C’est le cas des centres Saint Boniface, où, jusqu’à 13 heures, le technicien était encore bloqué dans des embouteillages. Au centre Dibua dia Ditumba, deux problèmes étaient à déplorer, essentiellement la lenteur des agents et l’absence de l’électricité. Les machines n’ont que heures d’autonomie. Elles se sont déchargées à deux reprises. A 11 H 40’ et à 17 H 00. Il fallait recourir aux voisins pour les recharger pendant environ une heure. Ce qui a occasionné l’arrêt des opérations. Plusieurs autres centres étaient encore à l’attente des kits d’enrôlement.
Les mêmes problèmes sont déplorés dans d’autres provinces au premier jour des opérations. C’est le cas de la province du Kwilu.
Au centre d’inscription installé à l’EP Tosalisana, aucun requérant ne s’était encore présenté pour se faire enrôler. Seuls les agents électoraux étaient présents et en attente des kits d’enrôlement.
Au centre de l’EP Lutondo, des dizaines d’électeurs s’étaient présentés depuis 6 heures, sans être pris en charge.
À l’EP Ngamilele, sur plus de 150 requérants qui avaient reçu des jetons depuis 6 heures, seuls trois étaient enrôlés jusqu’à 10 heures.
Un électeur questionné par l’équipe d’Econews s’est exprimé par ces mots : «Nous sommes ici depuis 6 heures, mais jusqu’à 10h00’, on n’a donné la carte qu’a une trentaine des personnes. Nous sommes tellement mécontents parce qu’il y a une lenteur que vous ne pouvez pas comprendre. Il faut aussi noter qu’il n’y a pas d’électricité. Le président du centre vient de nous faire savoir qu’ils vont arrêter l’opération pour aller recharger les machines et qu’ils vont reprendre vers 13 Heures. Une très mauvaise organisation».
Un autre pense que «la CENI est mal parti». «A voir ce qui se passe, la CENI n’est pas encore prête », pense-t-il
Depuis le Kwilu, le premier vice-président de la CENI, Bienvenu Ilanga, a promis, pour sa part, de corriger tout dysfonctionnement.

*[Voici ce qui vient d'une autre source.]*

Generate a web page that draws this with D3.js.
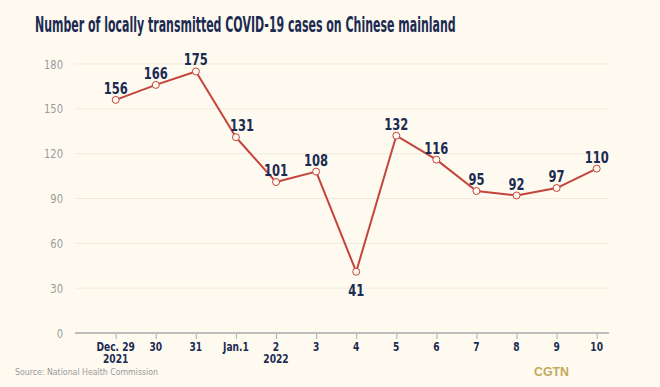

«Bon, c’est toi qui l’a constaté, moi je ne l’ai pas constaté. Mais j’espère seulement que si ce que vous dites est vrai, ça sera résolu », a déclaré Bienvenu Ilanga, répondant à une question de la presse.
Toutes ces anomalies augurent d’un lendemain agité lorsqu’il faudra affronter le Congo profond.
A tout prendre, la CENI jouit encore d’une certaine marge de manœuvre pour rectifier le tir, avant que le pire ne se produise.